Step 1: Setup and graph initialization

The connectivity between two layers of capsules form a directed, bipartite graph, as shown in the Figure below.


Each node \(j\) is associated with feature \(v_j\), representing its capsule’s output. Each edge is associated with features \(b_{ij}\) and \(\hat{u}_{j|i}\). \(b_{ij}\) determines routing weights, and \(\hat{u}_{j|i}\) represents the prediction of capsule \(i\) for \(j\).

Here’s how we set up the graph and initialize node and edge features.

import os

os.environ["DGLBACKEND"] = "pytorch"
import dgl
import matplotlib.pyplot as plt
import numpy as np
import torch as th
import torch.nn as nn
import torch.nn.functional as F

def init_graph(in_nodes, out_nodes, f_size):
    u = np.repeat(np.arange(in_nodes), out_nodes)
    v = np.tile(np.arange(in_nodes, in_nodes + out_nodes), in_nodes)
    g = dgl.DGLGraph((u, v))
    # init states
    g.ndata["v"] = th.zeros(in_nodes + out_nodes, f_size)
    g.edata["b"] = th.zeros(in_nodes * out_nodes, 1)
    return g

Step 2: Define message passing functions

This is the pseudocode for Capsule’s routing algorithm.

image2 Implement pseudocode lines 4-7 in the class DGLRoutingLayer as the following steps:

  1. Calculate coupling coefficients.

    • Coefficients are the softmax over all out-edge of in-capsules. \(\textbf{c}_{i,j} = \text{softmax}(\textbf{b}_{i,j})\).

  2. Calculate weighted sum over all in-capsules.

    • Output of a capsule is equal to the weighted sum of its in-capsules \(s_j=\sum_i c_{ij}\hat{u}_{j|i}\)

  3. Squash outputs.

    • Squash the length of a Capsule’s output vector to range (0,1), so it can represent the probability (of some feature being present).

    • \(v_j=\text{squash}(s_j)=\frac{||s_j||^2}{1+||s_j||^2}\frac{s_j}{||s_j||}\)

  4. Update weights by the amount of agreement.

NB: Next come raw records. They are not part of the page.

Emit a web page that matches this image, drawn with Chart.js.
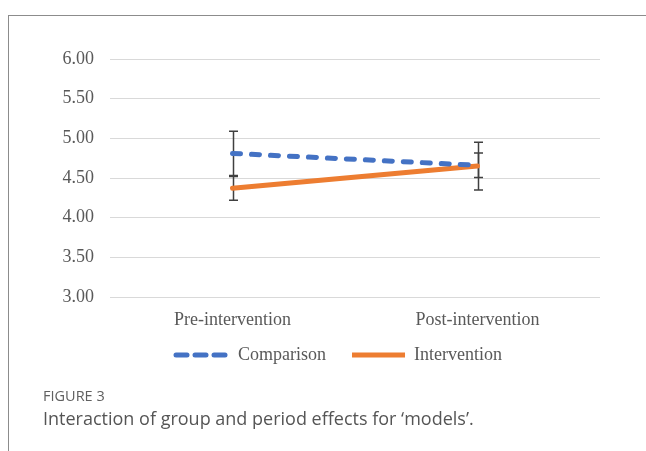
<!DOCTYPE html>
<html>
<head>
<meta charset="utf-8">
<script src="https://cdn.jsdelivr.net/npm/chart.js@4.4.0/dist/chart.umd.min.js"></script>
<style>
  html, body { margin: 0; padding: 0; background: #fff; }
  body { width: 646px; height: 451px; position: relative; overflow: hidden; }
  #frame { position: absolute; left: 8px; top: 15px; width: 660px; height: 460px;
           border-top: 1px solid #8c8c8c; border-left: 1px solid #8c8c8c; }
  #wrap { position: absolute; left: 0; top: 0; width: 646px; height: 420px; }
  #cap1 { position: absolute; left: 43px; top: 386px; font-family: "Open Sans", sans-serif;
          font-size: 14.5px; color: #606060; }
  #cap2 { position: absolute; left: 43px; top: 406px; font-family: "Open Sans", sans-serif;
          font-size: 18px; color: #555555; }
</style>
</head>
<body>
<div id="frame"></div>
<div id="wrap"><canvas id="c"></canvas></div>
<div id="cap1">FIGURE 3</div>
<div id="cap2">Interaction of group and period effects for ‘models’.</div>
<script>
const categories = ['Pre-intervention', 'Post-intervention'];
const comparison = [4.81, 4.66];
const intervention = [4.37, 4.65];
const comparisonErr = [0.28, 0.155];
const interventionErr = [0.15, 0.30];
const yTicks = [3.0, 3.5, 4.0, 4.5, 5.0, 5.5, 6.0];

const errorBars = {
  id: 'errorBars',
  beforeDatasetsDraw(chart) {
    const ctx = chart.ctx;
    const ys = chart.scales.y;
    const errs = [comparisonErr, interventionErr];
    ctx.save();
    ctx.strokeStyle = '#404040';
    ctx.lineWidth = 1.5;
    chart.data.datasets.forEach((ds, di) => {
      const meta = chart.getDatasetMeta(di);
      meta.data.forEach((pt, i) => {
        const v = ds.data[i], e = errs[di][i];
        const x = Math.round(pt.x) + 0.5;
        const yt = ys.getPixelForValue(v + e);
        const yb = ys.getPixelForValue(v - e);
        ctx.beginPath();
        ctx.moveTo(x, yt); ctx.lineTo(x, yb);
        ctx.moveTo(x - 4.5, yt); ctx.lineTo(x + 4.5, yt);
        ctx.moveTo(x - 4.5, yb); ctx.lineTo(x + 4.5, yb);
        ctx.stroke();
      });
    });
    ctx.restore();
  }
};

// nudge the legend block to match the reference placement
const legendNudge = {
  id: 'legendNudge',
  afterLayout(chart) {
    const l = chart.legend;
    l.left += 9; l.right += 9;
    l.top -= 11; l.bottom -= 11;
  }
};

const serif = "'Liberation Serif', 'Times New Roman', serif";

new Chart(document.getElementById('c'), {
  type: 'line',
  data: {
    labels: categories,
    datasets: [
      { label: 'Comparison', data: comparison, borderColor: '#4472C4', backgroundColor: '#4472C4',
        borderWidth: 5, borderDash: [8, 11], borderCapStyle: 'round', pointRadius: 0, tension: 0 },
      { label: 'Intervention', data: intervention, borderColor: '#ED7D31', backgroundColor: '#ED7D31',
        borderWidth: 5, borderCapStyle: 'round', pointRadius: 0, tension: 0 }
    ]
  },
  options: {
    responsive: true,
    maintainAspectRatio: false,
    animation: false,
    layout: { padding: { left: 60, right: 46, top: 59, bottom: 35 } },
    plugins: {
      tooltip: { enabled: false },
      legend: {
        position: 'bottom',
        labels: {
          font: { family: serif, size: 18 },
          color: '#595959',
          boxWidth: 53,
          boxHeight: 0,
          padding: 26,
          generateLabels(chart) {
            return chart.data.datasets.map((ds, i) => ({
              text: ds.label,
              fillStyle: 'rgba(0,0,0,0)',
              strokeStyle: ds.borderColor,
              lineWidth: 5,
              lineDash: ds.borderDash || [],
              lineCap: 'round',
              fontColor: '#595959',
              datasetIndex: i,
              hidden: false
            }));
          }
        }
      }
    },
    scales: {
      x: {
        offset: true,
        grid: { display: false, drawTicks: false, offset: true },
        border: { display: false },
        ticks: { font: { family: serif, size: 18 }, color: '#595959', padding: 12 },
        afterFit(s) { s.height = 34; }
      },
      y: {
        min: 3, max: 6,
        afterBuildTicks(s) { s.ticks = yTicks.map(v => ({ value: v })); },
        afterFit(s) { s.width = 50; },
        grid: { color: '#d9d9d9', lineWidth: 1, drawTicks: false },
        border: { display: false },
        ticks: { font: { family: serif, size: 18 }, color: '#595959', padding: 16,
                 callback: v => Number(v).toFixed(2) }
      }
    }
  },
  plugins: [errorBars, legendNudge]
});
</script>
</body>
</html>
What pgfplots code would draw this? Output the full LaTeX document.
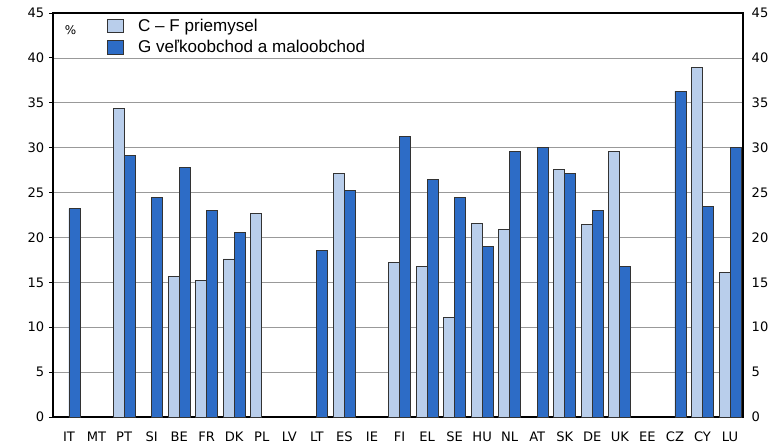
\documentclass[border=0pt]{standalone}
\usepackage{pgfplots}
\pgfplotsset{compat=1.18}
\usepackage{fontspec}
\setmainfont{DejaVu Sans}
\newfontfamily\legfont{Liberation Sans}
\definecolor{cflight}{HTML}{B9CEEB}
\definecolor{gdark}{HTML}{2D6CC6}

% C-F industry
\pgfplotstableread{
x y
2 34.4
4 15.7
5 15.2
6 17.6
7 22.7
10 27.1
12 17.2
13 16.8
14 11.1
15 21.6
16 20.9
18 27.6
19 21.4
20 29.6
23 38.9
24 16.1
}\cfdata
% G wholesale and retail
\pgfplotstableread{
x y
0 23.2
2 29.1
3 24.5
4 27.8
5 23.0
6 20.5
9 18.5
10 25.2
12 31.3
13 26.5
14 24.5
15 19.0
16 29.6
17 30.0
18 27.1
19 23.0
20 16.8
22 36.3
23 23.4
24 30.0
}\gdata

\begin{document}
\begin{tikzpicture}
\pgfplotsset{
  common/.style={
    scale only axis, width=517.5pt, height=303pt,
    xmin=-0.58, xmax=24.47, ymin=0, ymax=45,
    ytick={0,5,...,45},
    tick label style={font=\fontsize{9.8}{11}\selectfont},
    /pgf/number format/assume math mode=true,
  }
}
\path[use as bounding box] (-39.75pt,-20.25pt) rectangle (540.75pt,312.75pt);
\begin{axis}[common,
  ybar=0pt, bar width=0.4,
  xtick={0,...,24},
  xticklabels={IT,MT,PT,SI,BE,FR,DK,PL,LV,LT,ES,IE,FI,EL,SE,HU,NL,AT,SK,DE,UK,EE,CZ,CY,LU},
  major x tick style={draw=none},
  xticklabel style={anchor=north, text height=7.6pt, text depth=0pt, yshift=-4.5pt},
  ytick style={black, line width=0.6pt},
  tick align=outside, ytick pos=left, major tick length=3pt,
  ymajorgrids, grid style={gray!80, line width=0.5pt},
  axis line style={black, line width=0.8pt},
  legend style={draw=none, fill=none, at={(0.0725,0.999)}, anchor=north west,
    font=\legfont\fontsize{12.8}{14}\selectfont, row sep=0pt,
    nodes={inner sep=1.5pt, text height=9.8pt, text depth=3.2pt}},
  legend cell align=left,
  legend image code/.code={\draw[#1, draw=black!80, line width=0.6pt] (0pt,-4.2pt) rectangle (12pt,5.8pt);
    \path (21pt,0pt);},
]
\addplot[fill=cflight, draw=black!80, line width=0.7pt] table {\cfdata};
\addplot[fill=gdark, draw=black!80, line width=0.7pt] table {\gdata};
\legend{C – F priemysel, G veľkoobchod a maloobchod}
\node[anchor=center, font=\fontsize{9}{10}\selectfont] at (axis cs:0.06,43.1) {\%};
\end{axis}
\begin{axis}[common,
  axis x line=none, axis y line*=right,
  ytick style={draw=none},
  axis line style={black, line width=0.8pt},
  yticklabel style={xshift=3pt},
]
\addplot[draw=none] coordinates {(0,0)};
\end{axis}
\end{tikzpicture}
\end{document}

    • The scalar product \(\hat{u}_{j|i}\cdot v_j\) can be considered as how well capsule \(i\) agrees with \(j\). It is used to update \(b_{ij}=b_{ij}+\hat{u}_{j|i}\cdot v_j\)

import dgl.function as fn

class DGLRoutingLayer(nn.Module):
    def __init__(self, in_nodes, out_nodes, f_size):
        super(DGLRoutingLayer, self).__init__()
        self.g = init_graph(in_nodes, out_nodes, f_size)
        self.in_nodes = in_nodes
        self.out_nodes = out_nodes
        self.in_indx = list(range(in_nodes))
        self.out_indx = list(range(in_nodes, in_nodes + out_nodes))

    def forward(self, u_hat, routing_num=1):
        self.g.edata["u_hat"] = u_hat

        for r in range(routing_num):
            # step 1 (line 4): normalize over out edges
            edges_b = self.g.edata["b"].view(self.in_nodes, self.out_nodes)
            self.g.edata["c"] = F.softmax(edges_b, dim=1).view(-1, 1)
            self.g.edata["c u_hat"] = self.g.edata["c"] * self.g.edata["u_hat"]

            # Execute step 1 & 2
            self.g.update_all(fn.copy_e("c u_hat", "m"), fn.sum("m", "s"))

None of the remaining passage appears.